Thanks for the link major, great site


----------



## Roy Von Rogers (Mar 21, 2009)

Get a temp sensor and fix to motor, wire it so it will run til motor cools off.

There are some simple thermodisks that would work...and its KISS.

Roy


----------



## GizmoEV (Nov 28, 2009)

Roy Von Rogers said:


> Get a temp sensor and fix to motor, wire it so it will run til motor cools off.
> 
> There are some simple thermodisks that would work...and its KISS.


I could do this with the existing NO thermal switch but I'm not sure it is necessary for it to run that long. Basically I want it to run long enough that if the brushes are really hot they won't heat soak the comm to a temp hotter than it would ordinarily be or locally heat just the parts under the brushes to more than the parts between the brushes. Maybe this is overkill but I don't want to have happen what happened to my last motor, a couple of comm bars lifted even though I stayed below the safe rpm limit of 6000rpm. D&D said that they lifted due to the overheating it experienced early in its life before re-gearing and forced air cooling.

I don't know what temp the the thermal switch D&D is installing will turn off at but if it is sufficiently high then the fan might not run exceptionally long. The thermal switch I used on my old motor wouldn't turn off until ~96°F or so, so the fan would run a long time to cool to such a low temperature. I also figured if I set it up right that the fan could automatically come on after the key was switched off even if the thermal switch hadn't turned the fan on. I have a relatively steep hill climb just before getting home so it is entirely possible that the comm and brushes will be hot from 2-3 minutes of conducting 400A and the thermal switch won't detect it.


----------



## GizmoEV (Nov 28, 2009)

DIYguy said:


> There's one on my build thread. Just looked it up. Start at post #394
> http://www.diyelectriccar.com/forums/showthread.php/good-ohmn-here-we-go-23492p40.html


Thanks, between that schematic and major's link I should be able to come up with something that will work just fine.


----------



## evjunky (Mar 5, 2012)

Roy Von Rogers said:


> Get a temp sensor and fix to motor, wire it so it will run til motor cools off.
> 
> There are some simple thermodisks that would work...and its KISS.
> 
> Roy


i agree just get one with the right temp they are only a couple of bucks or even a secondhand turbo timer


----------



## Nathan219 (May 18, 2010)

This should work and for $25 free shipping.

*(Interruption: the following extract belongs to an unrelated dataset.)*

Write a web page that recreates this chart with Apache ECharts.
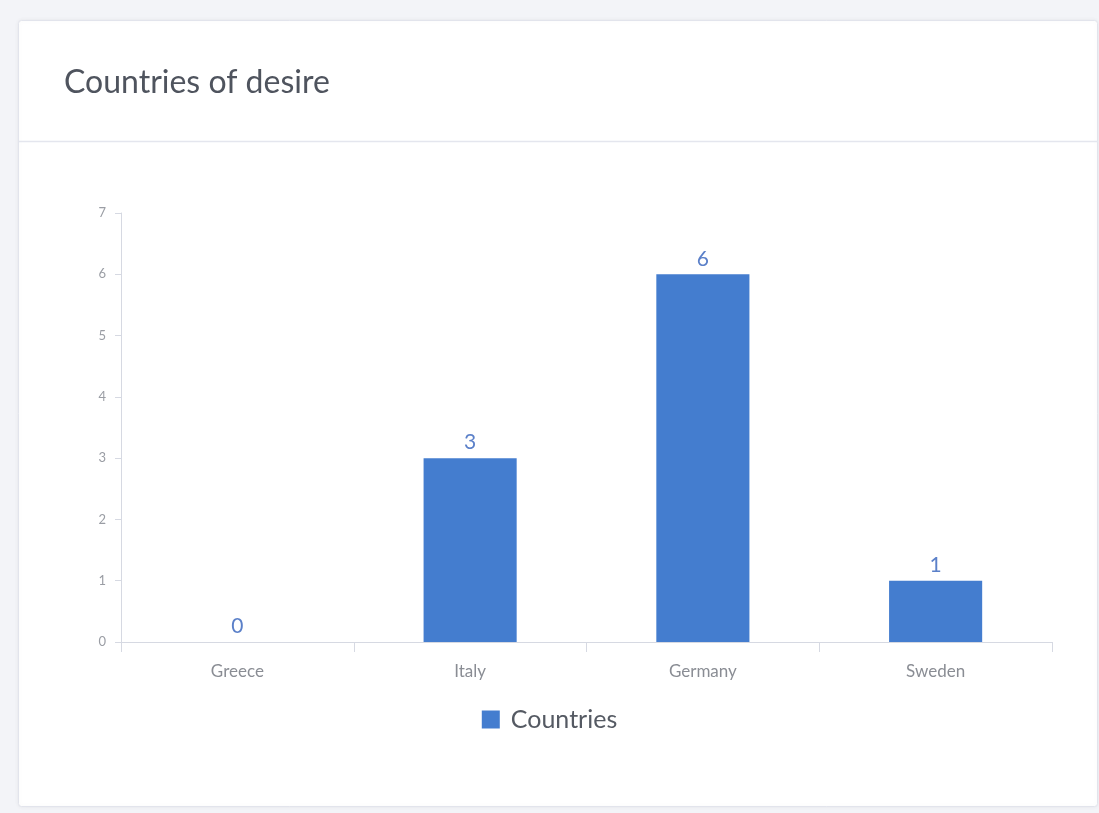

http://www.ebay.com/itm/APEXI-TURBO...Parts_Accessories&hash=item3cc1c2bdf8&vxp=mtr


----------



## evjunky (Mar 5, 2012)

Nathan219 said:


> This should work and for $25 free shipping.
> 
> http://www.ebay.com/itm/APEXI-TURBO...Parts_Accessories&hash=item3cc1c2bdf8&vxp=mtr


lol it will work just dont expect it to be genuine lol how much is freight from hong kong?


----------



## GizmoEV (Nov 28, 2009)

Nathan219 said:


> This should work and for $25 free shipping.
> 
> http://www.ebay.com/itm/APEXI-TURBO...Parts_Accessories&hash=item3cc1c2bdf8&vxp=mtr


Thanks for the idea. A little overkill, however.



evjunky said:


> lol it will work just dont expect it to be genuine lol how much is freight from hong kong?


Especially the fact that it displays "A/F Value, O2 Sensor Voltage, Battery Voltage and Countdown Time display in Blue LED"

Except don't sparks create O3? Maybe I can see how much ozone I'm creating while driving.


----------



## DIYguy (Sep 18, 2008)

I kinda like the timer Major suggested. It's cheap, available and adjustable.. and u dont have to build it.


----------